The chairman, House Majority Leader Nicholas Mattiello and Speaker of the House Gordon Fox championed significant changes to the structure of the EDC. Much of what the leadership group sought initially wound up in the final incarnation of the legislation.
“Obviously what we have right now isn’t working. I think the General Assembly was led down the wrong path with the whole 38 Studios issue. We were trying to make a major investment in job development and creativity, and the EDC took the money and ran with it. There was some pretty poor decision making on their part, and unfortunately we as the residents of the State of Rhode Island are going to be held accountable for the EDC’s mistakes,” Chairman Melo said.
He continued, “I think what this bill does is bring more professionalism into the EDC. We’re going to set up a long term plan, a long term vision. Everything that comes out of this building, everything that comes out of this legislature should be focused in that way. Our neighboring states all have plans in place, and they seem to be going well. We need to do some of those same things, put a plan in place and stick with it.”
After nearly as much rancor as the 38 Studios payment, the House amended the budget bill to restore a $12.9 million transfer to the pension fund, which sent the Chairman and the Finance Committee staff scurrying to make the corresponding cuts. Due to the vote $3 million originally planned for a new roads and bridge revolving loan fund, $6 million in personnel and operating expenses from all three branches of state government, $850,000 from the mortgage fraud settlement and $3 million from other one-time sources were removed and transferred to the pension fund.
“I want to make this perfectly clear. In no way, shape or form did the General Assembly of Rhode Island not fully fund its ARC payment. In this budget there was a full ARC payment,” Chairman Melo explained. “This particular $12.9 million is revenue above and beyond what was projected. The governor asked us to remove it, to not put it into the retirement system and put it into the general fund to maintain some of programs.
“As the Finance Committee, we listened to his concerns and did as he asked. But the membership of the General Assembly spoke very loud and clear on this issue and voted to put it into the retirement system. I have no problem with that. It created a $12.9 million shortfall, so we had to go back to the drawing board pretty quickly, within a 24 hour period and come up with changes. We had to make the necessary cuts.
Just prior to passage, the House voted to delay the implementation of tolls on the Sakonnet River Bridge until a study is completed on the issue. The tolls were scheduled to begin in July, but will be delayed until at least Feb. 1, 2014, while legislators work to identify other ways to fund bridge maintenance in the state.
“It’s in the budget with a delay, but we’ll take another look at it,” Chairman Melo said. “There might be some implications with the federal government if we hold back at this time. There’s a stipulation about needing to put the tolls in place upon 30 days of the bridge’s completion or we could lose the right to do so in perpetuity.

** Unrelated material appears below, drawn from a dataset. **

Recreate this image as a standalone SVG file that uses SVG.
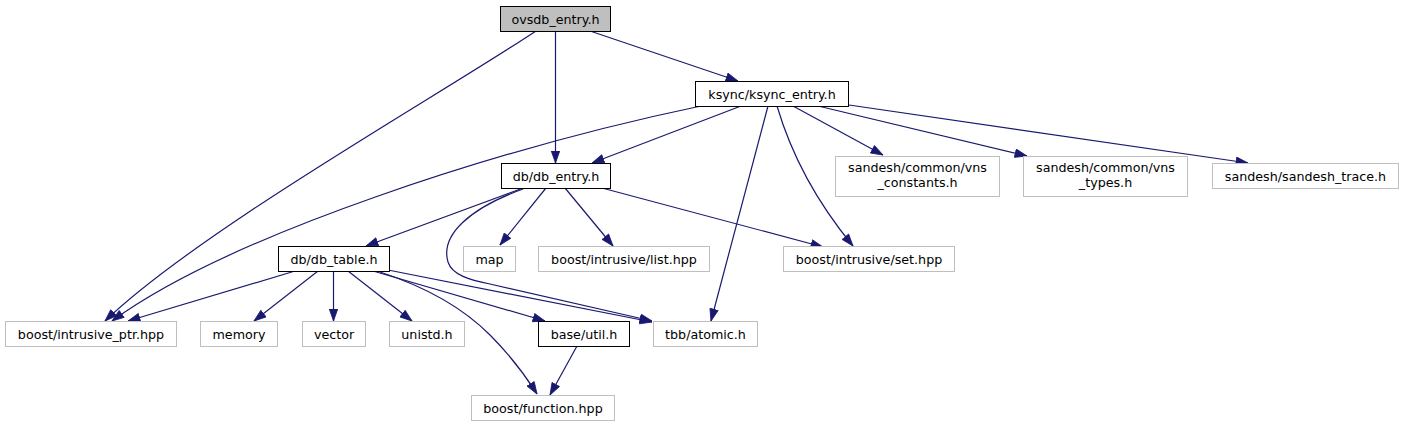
<svg xmlns="http://www.w3.org/2000/svg" width="1404" height="427" viewBox="0 0 1404 427">
<style>
  .bg{fill:#ffffff}
  .n rect{fill:#ffffff;stroke:#bfbfbf;stroke-width:1}
  .n.doc rect{stroke:#000000}
  .n.root rect{fill:#bfbfbf;stroke:#000000}
  .n text{font-family:"DejaVu Sans","Liberation Sans",sans-serif;font-size:12.7px;fill:#000000;text-anchor:middle}
  .e path{fill:none;stroke:#191970;stroke-width:1.2;marker-end:url(#ah)}
</style>
<defs>
  <marker id="ah" markerUnits="userSpaceOnUse" markerWidth="13" markerHeight="10" refX="12.5" refY="4.75" orient="auto">
    <path d="M0.5,0.5 L12.5,4.75 L0.5,9 z" fill="#191970" stroke="#191970" stroke-width="0.8"/>
  </marker>
</defs>
<rect class="bg" x="0" y="0" width="1404" height="427"/>

<g id="connectors" class="e">
  <path d="M536,31 C440,95 200,230 105,321"/>
  <path d="M555.5,31 L555.5,163"/>
  <path d="M590,31 L738,81"/>
  <path d="M701,106 C500,148 230,235 112,321"/>
  <path d="M741,106 L592,163"/>
  <path d="M768,106 L711,321"/>
  <path d="M777,106 C790,150 815,200 853,246"/>
  <path d="M793,106 L883,155"/>
  <path d="M818,106 L1027,156"/>
  <path d="M849,105 L1248,163"/>
  <path d="M523,188 L366,246"/>
  <path d="M546,188 L500,245"/>
  <path d="M565,188 L613,246"/>
  <path d="M602,188 L823,247"/>
  <path d="M523,189 C470,208 440,235 448,262 C452,275 470,280 490,284 L652,321"/>
  <path d="M295,271 L128,321"/>
  <path d="M318,271 L254,321"/>
  <path d="M333.5,271 L333.5,321"/>
  <path d="M348,271 L412,321"/>
  <path d="M373,271 L545,321"/>
  <path d="M388,270 L652,322"/>
  <path d="M380,272 C420,285 460,305 490,335 C510,355 525,375 537,394"/>
  <path d="M577,346 L550,395"/>
</g>

<g id="ovsdb_entry" class="n root"><rect x="500.5" y="6.5" width="110" height="25"/><text x="555.5" y="23.5">ovsdb_entry.h</text></g>
<g id="ksync_entry" class="n doc"><rect x="695.5" y="81.5" width="153" height="25"/><text x="772" y="98.5">ksync/ksync_entry.h</text></g>
<g id="db_entry" class="n doc"><rect x="501.5" y="163.5" width="109" height="25"/><text x="556" y="180.5">db/db_entry.h</text></g>
<g id="vns_constants" class="n"><rect x="835.5" y="156.5" width="164" height="40"/><text x="917.5" y="172">sandesh/common/vns</text><text x="917.5" y="187">_constants.h</text></g>
<g id="vns_types" class="n"><rect x="1023.5" y="156.5" width="164" height="40"/><text x="1105.5" y="172">sandesh/common/vns</text><text x="1105.5" y="187">_types.h</text></g>
<g id="sandesh_trace" class="n"><rect x="1212.5" y="163.5" width="186" height="25"/><text x="1305.5" y="180.5">sandesh/sandesh_trace.h</text></g>
<g id="db_table" class="n doc"><rect x="278.5" y="246.5" width="111" height="25"/><text x="334" y="263.5">db/db_table.h</text></g>
<g id="map" class="n"><rect x="463.5" y="246.5" width="52" height="25"/><text x="489.5" y="263.5">map</text></g>
<g id="list_hpp" class="n"><rect x="538.5" y="246.5" width="171" height="25"/><text x="624" y="263.5">boost/intrusive/list.hpp</text></g>
<g id="set_hpp" class="n"><rect x="783.5" y="246.5" width="171" height="25"/><text x="869" y="263.5">boost/intrusive/set.hpp</text></g>
<g id="intrusive_ptr" class="n"><rect x="5.5" y="321.5" width="171" height="25"/><text x="91" y="338.5">boost/intrusive_ptr.hpp</text></g>
<g id="memory" class="n"><rect x="200.5" y="321.5" width="77" height="25"/><text x="239" y="338.5">memory</text></g>
<g id="vector" class="n"><rect x="302.5" y="321.5" width="63" height="25"/><text x="334" y="338.5">vector</text></g>
<g id="unistd" class="n"><rect x="389.5" y="321.5" width="75" height="25"/><text x="427" y="338.5">unistd.h</text></g>
<g id="base_util" class="n doc"><rect x="538.5" y="321.5" width="91" height="25"/><text x="584" y="338.5">base/util.h</text></g>
<g id="tbb_atomic" class="n"><rect x="653.5" y="321.5" width="104" height="25"/><text x="705.5" y="338.5">tbb/atomic.h</text></g>
<g id="function_hpp" class="n"><rect x="471.5" y="395.5" width="143" height="25"/><text x="543" y="412.5">boost/function.hpp</text></g>
</svg>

It might cause some issues with the bonds. But right now we’re working with the U.S. Department of Transportation trying sort things out.”
The FY14 Budget also includes elements aimed at improving healthcare and education in the state, assistance to the homeless, job development and the return of Historic Tax Credits for developers.
“This is a responsible budget that answers to the citizens and the small businesses in our state,” Chairmen Melo added. “We recognize that they can’t afford more taxes, and we’ve identified ways to close the deficit without raising them. We’ve included a number of programs to encourage businesses to create jobs and help people get those jobs and keep them so they can support themselves and their families.”